In the late 1920s, Katchamakoff settled in Palm Springs, California, where he opened the El Paseo Art Gallery and founded the Palm Springs Art School in 1930. A 1931 Art Digest profile described the Palm Springs landscape as influencing Katchamakoff’s increasingly simplified sculptural forms. He created works such as "Prayer" and "Indian Woman with Papoose," the latter of which won first prize in a national competition conducted by the Art Alliance of America. During this time period he exhibited his art throughout the United States, including major exhibitions in San Francisco, New York, and Los Angeles.

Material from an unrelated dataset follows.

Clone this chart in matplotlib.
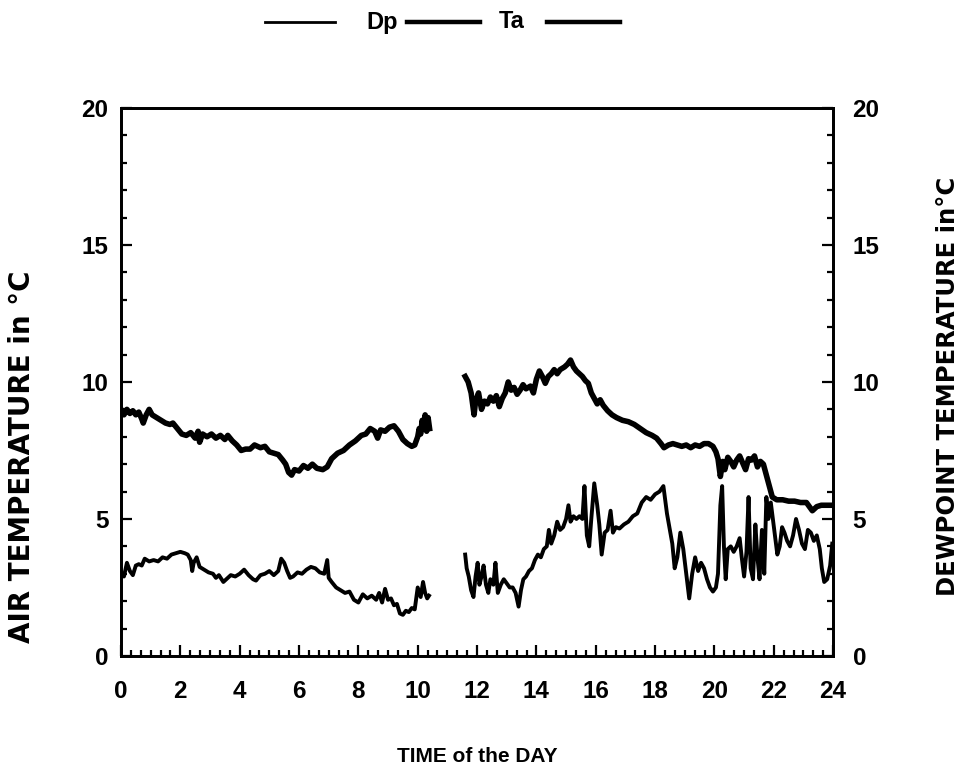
import numpy as np
import matplotlib
matplotlib.use("Agg")
import matplotlib.pyplot as plt
from matplotlib.lines import Line2D
from matplotlib.ticker import MultipleLocator

plt.rcParams["font.family"] = ["Liberation Sans", "DejaVu Sans"]
plt.rcParams["font.weight"] = "bold"

# (hour, air temperature) before and after the logger gap
ta_morning = [
    (0.00, 9.00), (0.10, 8.80), (0.20, 9.00), (0.30, 8.85), (0.40, 8.95), (0.50, 8.80),
    (0.60, 8.90), (0.70, 8.65), (0.75, 8.50), (0.85, 8.80), (0.95, 9.00), (1.05, 8.80),
    (1.20, 8.70), (1.35, 8.60), (1.50, 8.50), (1.65, 8.45), (1.75, 8.50), (1.90, 8.30),
    (2.05, 8.10), (2.20, 8.05), (2.35, 8.15), (2.50, 7.95), (2.60, 8.20), (2.65, 7.80),
    (2.75, 8.10), (2.90, 8.00), (3.05, 8.10), (3.20, 7.95), (3.35, 8.05), (3.50, 7.90),
    (3.60, 8.05), (3.75, 7.85), (3.90, 7.70), (4.05, 7.50), (4.20, 7.55), (4.35, 7.55),
    (4.50, 7.70), (4.70, 7.60), (4.85, 7.65), (5.00, 7.45), (5.15, 7.40), (5.30, 7.35),
    (5.45, 7.15), (5.55, 7.00), (5.65, 6.70), (5.75, 6.60), (5.85, 6.80), (6.00, 6.75),
    (6.15, 6.95), (6.30, 6.85), (6.45, 7.00), (6.60, 6.85), (6.80, 6.80), (6.95, 6.90),
    (7.10, 7.20), (7.30, 7.40), (7.50, 7.50), (7.70, 7.70), (7.90, 7.85), (8.10, 8.05),
    (8.25, 8.10), (8.40, 8.30), (8.55, 8.20), (8.65, 7.95), (8.75, 8.25), (8.90, 8.20),
    (9.05, 8.35), (9.20, 8.40), (9.35, 8.20), (9.50, 7.90), (9.65, 7.75), (9.80, 7.65),
    (9.90, 7.70), (10.00, 8.00), (10.05, 8.30), (10.10, 8.10), (10.15, 8.60), (10.20, 8.30),
    (10.25, 8.80), (10.30, 8.20), (10.35, 8.70), (10.40, 8.30),
]
ta_afternoon = [
    (11.60, 10.20), (11.70, 10.00), (11.80, 9.60), (11.90, 8.80), (11.95, 9.30), (12.05, 9.60),
    (12.15, 9.00), (12.25, 9.30), (12.35, 9.20), (12.45, 9.45), (12.55, 9.30), (12.65, 9.50),
    (12.75, 9.10), (12.85, 9.40), (12.95, 9.60), (13.05, 10.00), (13.15, 9.70), (13.25, 9.80),
    (13.35, 9.55), (13.45, 9.70), (13.55, 9.90), (13.65, 9.75), (13.80, 9.85), (13.90, 9.60),
    (14.00, 10.10), (14.10, 10.40), (14.20, 10.20), (14.30, 9.95), (14.40, 10.20), (14.50, 10.30),
    (14.60, 10.45), (14.70, 10.30), (14.80, 10.45), (14.95, 10.55), (15.05, 10.65), (15.15, 10.80),
    (15.25, 10.55), (15.35, 10.40), (15.45, 10.30), (15.55, 10.20), (15.65, 10.05), (15.75, 9.95),
    (15.85, 9.60), (15.95, 9.40), (16.05, 9.20), (16.15, 9.35), (16.25, 9.15), (16.40, 8.95),
    (16.55, 8.80), (16.70, 8.70), (16.90, 8.60), (17.10, 8.55), (17.30, 8.45), (17.50, 8.30),
    (17.70, 8.15), (17.90, 8.05), (18.05, 7.95), (18.20, 7.75), (18.30, 7.60), (18.45, 7.70),
    (18.60, 7.75), (18.75, 7.70), (18.90, 7.65), (19.05, 7.70), (19.20, 7.60), (19.35, 7.70),
    (19.50, 7.65), (19.65, 7.75), (19.80, 7.75), (19.95, 7.65), (20.05, 7.45), (20.12, 7.20),
    (20.20, 6.55), (20.28, 7.10), (20.35, 6.80), (20.45, 7.25), (20.55, 7.10), (20.65, 6.90),
    (20.75, 7.15), (20.85, 7.30), (20.95, 7.05), (21.05, 6.80), (21.15, 7.20), (21.25, 7.15),
    (21.35, 7.30), (21.45, 6.90), (21.55, 7.10), (21.65, 7.00), (21.75, 6.60), (21.85, 6.20),
    (21.95, 5.80), (22.10, 5.70), (22.30, 5.70), (22.50, 5.65), (22.70, 5.65), (22.90, 5.60),
    (23.10, 5.60), (23.20, 5.45), (23.30, 5.30), (23.45, 5.45), (23.60, 5.50), (23.80, 5.50),
    (24.00, 5.50),
]

# (hour, dewpoint temperature)
dp_morning = [
    (0.00, 3.05), (0.10, 2.90), (0.20, 3.40), (0.30, 3.10), (0.40, 2.95), (0.50, 3.30),
    (0.60, 3.35), (0.70, 3.30), (0.80, 3.55), (0.95, 3.45), (1.10, 3.50), (1.25, 3.45),
    (1.40, 3.60), (1.55, 3.55), (1.70, 3.70), (1.85, 3.75), (2.00, 3.80), (2.15, 3.75),
    (2.25, 3.70), (2.35, 3.50), (2.40, 3.10), (2.45, 3.40), (2.55, 3.60), (2.65, 3.25),
    (2.80, 3.15), (2.95, 3.05), (3.10, 3.00), (3.20, 2.85), (3.30, 2.95), (3.45, 2.70),
    (3.55, 2.80), (3.70, 2.95), (3.85, 2.90), (4.00, 3.00), (4.15, 3.15), (4.30, 2.95),
    (4.45, 2.80), (4.55, 2.75), (4.70, 2.95), (4.85, 3.00), (5.00, 3.10), (5.15, 2.95),
    (5.30, 3.10), (5.40, 3.55), (5.50, 3.40), (5.60, 3.10), (5.70, 2.85), (5.80, 2.90),
    (5.95, 3.05), (6.10, 3.00), (6.25, 3.15), (6.40, 3.25), (6.55, 3.20), (6.70, 3.05),
    (6.85, 3.00), (6.95, 3.50), (7.00, 2.85), (7.10, 2.70), (7.25, 2.50), (7.40, 2.40),
    (7.55, 2.30), (7.70, 2.35), (7.85, 2.05), (8.00, 1.95), (8.15, 2.25), (8.30, 2.10),
    (8.45, 2.20), (8.60, 2.05), (8.70, 2.30), (8.80, 1.95), (8.90, 2.45), (9.00, 2.05),
    (9.10, 2.10), (9.20, 1.85), (9.30, 1.90), (9.40, 1.55), (9.50, 1.50), (9.60, 1.65),
    (9.70, 1.60), (9.80, 1.75), (9.90, 1.70), (10.00, 2.50), (10.10, 2.15), (10.18, 2.70),
    (10.25, 2.30), (10.32, 2.10), (10.38, 2.20),
]
dp_afternoon = [
    (11.60, 3.70), (11.65, 3.20), (11.72, 2.90), (11.80, 2.40), (11.88, 2.15), (11.95, 2.90),
    (12.02, 3.40), (12.08, 2.60), (12.15, 2.90), (12.22, 3.30), (12.30, 2.60), (12.38, 2.30),
    (12.45, 2.80), (12.55, 2.60), (12.62, 3.40), (12.70, 2.30), (12.80, 2.60), (12.90, 2.80),
    (13.00, 2.65), (13.10, 2.50), (13.20, 2.50), (13.30, 2.30), (13.40, 1.80), (13.48, 2.40),
    (13.56, 2.80), (13.65, 2.90), (13.75, 3.10), (13.85, 3.20), (13.95, 3.50), (14.05, 3.70),
    (14.15, 3.60), (14.25, 3.90), (14.35, 4.00), (14.42, 4.60), (14.50, 4.10), (14.60, 4.40),
    (14.70, 4.90), (14.80, 4.60), (14.90, 4.70), (15.00, 5.00), (15.08, 5.50), (15.15, 4.90),
    (15.25, 5.10), (15.35, 5.00), (15.45, 5.10), (15.55, 5.00), (15.62, 6.20), (15.70, 4.40),
    (15.78, 4.00), (15.85, 5.00), (15.95, 6.30), (16.05, 5.50), (16.12, 4.80), (16.20, 3.70),
    (16.30, 4.50), (16.40, 4.60), (16.50, 5.30), (16.58, 4.50), (16.68, 4.70), (16.80, 4.65),
    (16.95, 4.80), (17.10, 4.90), (17.25, 5.10), (17.40, 5.20), (17.55, 5.60), (17.70, 5.80),
    (17.85, 5.70), (18.00, 5.90), (18.15, 6.00), (18.28, 6.20), (18.40, 5.20), (18.50, 4.60),
    (18.58, 4.10), (18.66, 3.20), (18.75, 3.60), (18.85, 4.50), (18.95, 3.90), (19.05, 3.00),
    (19.15, 2.10), (19.25, 3.00), (19.35, 3.60), (19.45, 3.10), (19.55, 3.40), (19.65, 3.20),
    (19.75, 2.80), (19.85, 2.50), (19.95, 2.35), (20.05, 2.50), (20.12, 3.00), (20.20, 5.50),
    (20.26, 6.20), (20.32, 4.00), (20.38, 2.80), (20.45, 3.90), (20.55, 4.00), (20.65, 3.80),
    (20.75, 4.00), (20.85, 4.30), (20.92, 3.60), (21.00, 2.90), (21.08, 3.80), (21.15, 5.80),
    (21.22, 3.20), (21.30, 2.80), (21.38, 4.80), (21.45, 3.60), (21.52, 2.80), (21.60, 4.60),
    (21.68, 3.00), (21.75, 5.80), (21.82, 5.00), (21.90, 5.60), (21.98, 4.90), (22.05, 4.30),
    (22.12, 3.70), (22.20, 4.00), (22.28, 4.70), (22.36, 4.50), (22.45, 4.20), (22.55, 4.00),
    (22.65, 4.40), (22.75, 5.00), (22.85, 4.60), (22.95, 4.10), (23.05, 3.90), (23.15, 4.60),
    (23.25, 4.50), (23.35, 4.20), (23.45, 4.40), (23.55, 3.90), (23.62, 3.20), (23.70, 2.70),
    (23.80, 2.80), (23.90, 3.30), (23.97, 4.10),
]

x_ticks = list(range(0, 25, 2))
y_ticks = [0, 5, 10, 15, 20]

fig = plt.figure(figsize=(9.71, 7.69), dpi=100)
ax = fig.add_axes([0.1246, 0.147, 0.7334, 0.7126])

for seg in (ta_morning, ta_afternoon):
    t, v = np.array(seg).T
    ax.plot(t, v, color="black", lw=4.0, solid_joinstyle="round")
for seg in (dp_morning, dp_afternoon):
    t, v = np.array(seg).T
    ax.plot(t, v, color="black", lw=2.8, solid_joinstyle="round")

ax.set_xlim(0, 24)
ax.set_ylim(0, 20)
ax.set_xticks(x_ticks)
ax.set_yticks(y_ticks)
ax.xaxis.set_minor_locator(MultipleLocator(1 / 3))
ax.yaxis.set_minor_locator(MultipleLocator(1))

for s in ax.spines.values():
    s.set_linewidth(2)

ax.tick_params(which="both", direction="in", width=1.6, labelsize=17.5,
               top=False, right=False)
ax.tick_params(which="major", length=8)
ax.tick_params(which="minor", length=4)
ax.tick_params(axis="x", pad=17)
ax.tick_params(axis="y", pad=9)

# dewpoint scale on the right side
ax2 = ax.twinx()
ax2.set_ylim(0, 20)
ax2.set_yticks(y_ticks)
ax2.yaxis.set_minor_locator(MultipleLocator(1))
ax2.tick_params(which="both", direction="in", width=1.6, labelsize=17.5, pad=14)
ax2.tick_params(which="major", length=8)
ax2.tick_params(which="minor", length=4)
for s in ax2.spines.values():
    s.set_linewidth(2)

for lab in ax.get_xticklabels() + ax.get_yticklabels() + ax2.get_yticklabels():
    lab.set_fontweight("bold")

fig.text(0.492, 12 / 769, "TIME of the DAY", ha="center", va="center",
         fontsize=15, fontweight="bold")
fig.text(0.023, 1 - 457 / 769, "AIR TEMPERATURE in °C", rotation=90, ha="center",
         va="center", fontsize=20, fontweight="bold", family="DejaVu Sans")
fig.text(0.976, 1 - 386 / 769, "DEWPOINT TEMPERATURE in°C", rotation=90, ha="center",
         va="center", fontsize=17.5, fontweight="bold", family="DejaVu Sans")

# legend strip across the top
ly = 1 - 22 / 769
for x0, x1, w in [(265, 335, 2.0), (407, 480, 3.2), (547, 620, 3.2)]:
    fig.add_artist(Line2D([x0 / 971, x1 / 971], [ly, ly], color="black", lw=w,
                          transform=fig.transFigure))
fig.text(382 / 971, ly, "Dp", ha="center", va="center", fontsize=17, fontweight="bold")
fig.text(512 / 971, ly, "Ta", ha="center", va="center", fontsize=17, fontweight="bold")

fig.savefig("out.png", dpi=100)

In 1934, Katchamakoff illustrated Monica Shannon’s Dobry, which received the Newbery Medal. The novel concerns a Bulgarian boy who wants to become an artist. Scholars have noted parallels between episodes in the book and Katchamakoff’s childhood in Bulgaria.

==Artistic style==
Critics sometimes connected Katchamakoff’s sculpture with his Bulgarian background. In a 1931 profile, Arthur Millier described aspects of his work in terms of monumental form and rural Bulgarian life. His career included exhibitions and accolades, such as prizes at the Sofia exhibitions in 1919 and 1920, Berlin in 1920, Venice in 1921, and the California State Fair in 1929. He also held solo exhibitions at the Stendahl Galleries in Los Angeles in 1931, the Delphic Studio in New York City in 1935, and the Carl Fischer Gallery in 1936.

During the years 1945-1958 Katchamakoff was inactive as a professional artist, focusing more on teaching. He continued to receive attention for his sculpture late in life, with contemporary sources discussing his portrait busts and figurative work.

==Personal life and death==
Katchamakoff was married for many years to Alexandra (Sasha) Katchamakoff, a ceramic artist. He died on December 22, 1988.